Give the material once more, word for word, without any images.
┌──
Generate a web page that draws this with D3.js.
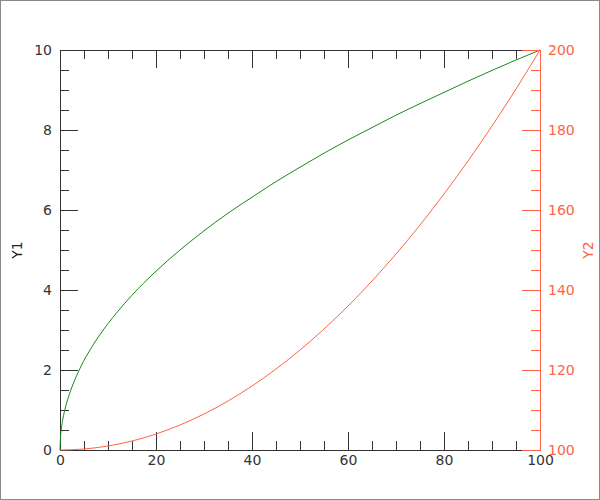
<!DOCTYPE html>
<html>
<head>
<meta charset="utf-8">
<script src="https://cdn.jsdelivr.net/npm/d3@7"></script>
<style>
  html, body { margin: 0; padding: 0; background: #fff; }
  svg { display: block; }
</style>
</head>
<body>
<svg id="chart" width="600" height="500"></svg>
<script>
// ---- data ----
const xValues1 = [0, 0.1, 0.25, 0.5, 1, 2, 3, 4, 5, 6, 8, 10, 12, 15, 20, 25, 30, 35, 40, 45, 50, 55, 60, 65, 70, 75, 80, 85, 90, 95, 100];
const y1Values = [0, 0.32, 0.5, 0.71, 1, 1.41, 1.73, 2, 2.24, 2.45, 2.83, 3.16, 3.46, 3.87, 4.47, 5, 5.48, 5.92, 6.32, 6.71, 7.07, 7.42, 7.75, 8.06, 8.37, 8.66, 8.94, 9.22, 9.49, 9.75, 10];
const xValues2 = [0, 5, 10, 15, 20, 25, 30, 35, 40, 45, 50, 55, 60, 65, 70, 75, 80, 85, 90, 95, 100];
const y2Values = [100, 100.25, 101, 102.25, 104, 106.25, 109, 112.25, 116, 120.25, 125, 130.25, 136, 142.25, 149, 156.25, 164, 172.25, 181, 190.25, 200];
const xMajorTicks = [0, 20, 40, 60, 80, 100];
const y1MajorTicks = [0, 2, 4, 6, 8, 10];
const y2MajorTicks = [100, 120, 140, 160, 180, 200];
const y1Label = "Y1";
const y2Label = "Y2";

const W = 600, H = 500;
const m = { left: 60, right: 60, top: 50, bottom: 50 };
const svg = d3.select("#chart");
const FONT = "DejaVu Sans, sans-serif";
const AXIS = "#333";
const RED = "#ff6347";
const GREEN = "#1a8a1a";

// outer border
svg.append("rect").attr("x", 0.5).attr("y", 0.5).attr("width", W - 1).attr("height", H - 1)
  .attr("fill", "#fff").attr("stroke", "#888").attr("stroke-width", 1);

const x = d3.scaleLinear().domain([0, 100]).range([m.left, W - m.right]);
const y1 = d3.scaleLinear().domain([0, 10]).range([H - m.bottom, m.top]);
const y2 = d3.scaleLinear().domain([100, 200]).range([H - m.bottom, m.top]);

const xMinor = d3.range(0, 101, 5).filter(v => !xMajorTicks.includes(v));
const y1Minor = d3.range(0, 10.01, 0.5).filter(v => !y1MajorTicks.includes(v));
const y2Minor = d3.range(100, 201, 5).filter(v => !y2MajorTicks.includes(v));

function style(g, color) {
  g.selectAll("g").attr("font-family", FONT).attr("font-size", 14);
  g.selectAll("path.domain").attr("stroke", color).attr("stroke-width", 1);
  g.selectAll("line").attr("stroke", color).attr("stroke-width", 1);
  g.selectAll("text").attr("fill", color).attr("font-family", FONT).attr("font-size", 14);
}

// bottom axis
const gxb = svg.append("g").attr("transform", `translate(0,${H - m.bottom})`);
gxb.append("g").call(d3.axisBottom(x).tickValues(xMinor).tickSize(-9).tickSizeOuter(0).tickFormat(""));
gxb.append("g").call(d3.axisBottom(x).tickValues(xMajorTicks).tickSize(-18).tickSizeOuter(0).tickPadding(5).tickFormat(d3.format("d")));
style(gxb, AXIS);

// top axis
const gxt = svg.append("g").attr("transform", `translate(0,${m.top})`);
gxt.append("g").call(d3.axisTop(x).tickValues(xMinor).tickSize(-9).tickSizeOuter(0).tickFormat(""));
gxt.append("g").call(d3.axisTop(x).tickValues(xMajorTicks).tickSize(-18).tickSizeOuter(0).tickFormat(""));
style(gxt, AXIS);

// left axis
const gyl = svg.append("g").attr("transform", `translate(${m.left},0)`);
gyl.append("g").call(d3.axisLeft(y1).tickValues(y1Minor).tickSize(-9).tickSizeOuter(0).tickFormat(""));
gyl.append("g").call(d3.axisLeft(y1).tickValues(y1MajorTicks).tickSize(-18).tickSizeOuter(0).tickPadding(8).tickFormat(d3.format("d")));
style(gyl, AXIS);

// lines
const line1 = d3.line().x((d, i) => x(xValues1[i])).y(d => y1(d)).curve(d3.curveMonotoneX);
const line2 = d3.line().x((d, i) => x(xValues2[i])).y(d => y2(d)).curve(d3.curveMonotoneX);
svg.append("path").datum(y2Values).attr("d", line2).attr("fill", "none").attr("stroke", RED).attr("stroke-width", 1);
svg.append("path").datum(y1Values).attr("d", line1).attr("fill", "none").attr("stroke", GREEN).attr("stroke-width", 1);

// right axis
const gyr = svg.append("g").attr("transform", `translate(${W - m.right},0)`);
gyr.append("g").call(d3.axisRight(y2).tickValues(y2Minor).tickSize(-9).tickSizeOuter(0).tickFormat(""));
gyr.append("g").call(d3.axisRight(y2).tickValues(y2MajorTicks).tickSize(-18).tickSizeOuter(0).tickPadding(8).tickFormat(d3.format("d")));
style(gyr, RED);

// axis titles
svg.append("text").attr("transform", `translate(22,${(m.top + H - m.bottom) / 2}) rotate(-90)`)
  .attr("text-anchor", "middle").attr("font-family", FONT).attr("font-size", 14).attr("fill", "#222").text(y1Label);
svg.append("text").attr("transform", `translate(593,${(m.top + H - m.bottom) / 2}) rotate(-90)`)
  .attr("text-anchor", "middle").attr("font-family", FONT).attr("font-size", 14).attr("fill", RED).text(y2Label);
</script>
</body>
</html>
└──
Answer to this exercise ▸
Generate a web page that draws this with D3.js.
<!DOCTYPE html>
<html>
<head>
<meta charset="utf-8">
<script src="https://cdn.jsdelivr.net/npm/d3@7"></script>
<style>
  html, body { margin: 0; padding: 0; background: #fff; }
  svg { display: block; }
</style>
</head>
<body>
<svg id="chart" width="600" height="500"></svg>
<script>
// ---- data ----
const xValues1 = [0, 0.1, 0.25, 0.5, 1, 2, 3, 4, 5, 6, 8, 10, 12, 15, 20, 25, 30, 35, 40, 45, 50, 55, 60, 65, 70, 75, 80, 85, 90, 95, 100];
const y1Values = [0, 0.32, 0.5, 0.71, 1, 1.41, 1.73, 2, 2.24, 2.45, 2.83, 3.16, 3.46, 3.87, 4.47, 5, 5.48, 5.92, 6.32, 6.71, 7.07, 7.42, 7.75, 8.06, 8.37, 8.66, 8.94, 9.22, 9.49, 9.75, 10];
const xValues2 = [0, 5, 10, 15, 20, 25, 30, 35, 40, 45, 50, 55, 60, 65, 70, 75, 80, 85, 90, 95, 100];
const y2Values = [100, 100.25, 101, 102.25, 104, 106.25, 109, 112.25, 116, 120.25, 125, 130.25, 136, 142.25, 149, 156.25, 164, 172.25, 181, 190.25, 200];
const xMajorTicks = [0, 20, 40, 60, 80, 100];
const y1MajorTicks = [0, 2, 4, 6, 8, 10];
const y2MajorTicks = [100, 120, 140, 160, 180, 200];
const y1Label = "Y1";
const y2Label = "Y2";

const W = 600, H = 500;
const m = { left: 60, right: 60, top: 50, bottom: 50 };
const svg = d3.select("#chart");
const FONT = "DejaVu Sans, sans-serif";
const AXIS = "#333";
const RED = "#ff6347";
const GREEN = "#1a8a1a";

// outer border
svg.append("rect").attr("x", 0.5).attr("y", 0.5).attr("width", W - 1).attr("height", H - 1)
  .attr("fill", "#fff").attr("stroke", "#888").attr("stroke-width", 1);

const x = d3.scaleLinear().domain([0, 100]).range([m.left, W - m.right]);
const y1 = d3.scaleLinear().domain([0, 10]).range([H - m.bottom, m.top]);
const y2 = d3.scaleLinear().domain([100, 200]).range([H - m.bottom, m.top]);

const xMinor = d3.range(0, 101, 5).filter(v => !xMajorTicks.includes(v));
const y1Minor = d3.range(0, 10.01, 0.5).filter(v => !y1MajorTicks.includes(v));
const y2Minor = d3.range(100, 201, 5).filter(v => !y2MajorTicks.includes(v));

function style(g, color) {
  g.selectAll("g").attr("font-family", FONT).attr("font-size", 14);
  g.selectAll("path.domain").attr("stroke", color).attr("stroke-width", 1);
  g.selectAll("line").attr("stroke", color).attr("stroke-width", 1);
  g.selectAll("text").attr("fill", color).attr("font-family", FONT).attr("font-size", 14);
}

// bottom axis
const gxb = svg.append("g").attr("transform", `translate(0,${H - m.bottom})`);
gxb.append("g").call(d3.axisBottom(x).tickValues(xMinor).tickSize(-9).tickSizeOuter(0).tickFormat(""));
gxb.append("g").call(d3.axisBottom(x).tickValues(xMajorTicks).tickSize(-18).tickSizeOuter(0).tickPadding(5).tickFormat(d3.format("d")));
style(gxb, AXIS);

// top axis
const gxt = svg.append("g").attr("transform", `translate(0,${m.top})`);
gxt.append("g").call(d3.axisTop(x).tickValues(xMinor).tickSize(-9).tickSizeOuter(0).tickFormat(""));
gxt.append("g").call(d3.axisTop(x).tickValues(xMajorTicks).tickSize(-18).tickSizeOuter(0).tickFormat(""));
style(gxt, AXIS);

// left axis
const gyl = svg.append("g").attr("transform", `translate(${m.left},0)`);
gyl.append("g").call(d3.axisLeft(y1).tickValues(y1Minor).tickSize(-9).tickSizeOuter(0).tickFormat(""));
gyl.append("g").call(d3.axisLeft(y1).tickValues(y1MajorTicks).tickSize(-18).tickSizeOuter(0).tickPadding(8).tickFormat(d3.format("d")));
style(gyl, AXIS);

// lines
const line1 = d3.line().x((d, i) => x(xValues1[i])).y(d => y1(d)).curve(d3.curveMonotoneX);
const line2 = d3.line().x((d, i) => x(xValues2[i])).y(d => y2(d)).curve(d3.curveMonotoneX);
svg.append("path").datum(y2Values).attr("d", line2).attr("fill", "none").attr("stroke", RED).attr("stroke-width", 1);
svg.append("path").datum(y1Values).attr("d", line1).attr("fill", "none").attr("stroke", GREEN).attr("stroke-width", 1);

// right axis
const gyr = svg.append("g").attr("transform", `translate(${W - m.right},0)`);
gyr.append("g").call(d3.axisRight(y2).tickValues(y2Minor).tickSize(-9).tickSizeOuter(0).tickFormat(""));
gyr.append("g").call(d3.axisRight(y2).tickValues(y2MajorTicks).tickSize(-18).tickSizeOuter(0).tickPadding(8).tickFormat(d3.format("d")));
style(gyr, RED);

// axis titles
svg.append("text").attr("transform", `translate(22,${(m.top + H - m.bottom) / 2}) rotate(-90)`)
  .attr("text-anchor", "middle").attr("font-family", FONT).attr("font-size", 14).attr("fill", "#222").text(y1Label);
svg.append("text").attr("transform", `translate(593,${(m.top + H - m.bottom) / 2}) rotate(-90)`)
  .attr("text-anchor", "middle").attr("font-family", FONT).attr("font-size", 14).attr("fill", RED).text(y2Label);
</script>
</body>
</html>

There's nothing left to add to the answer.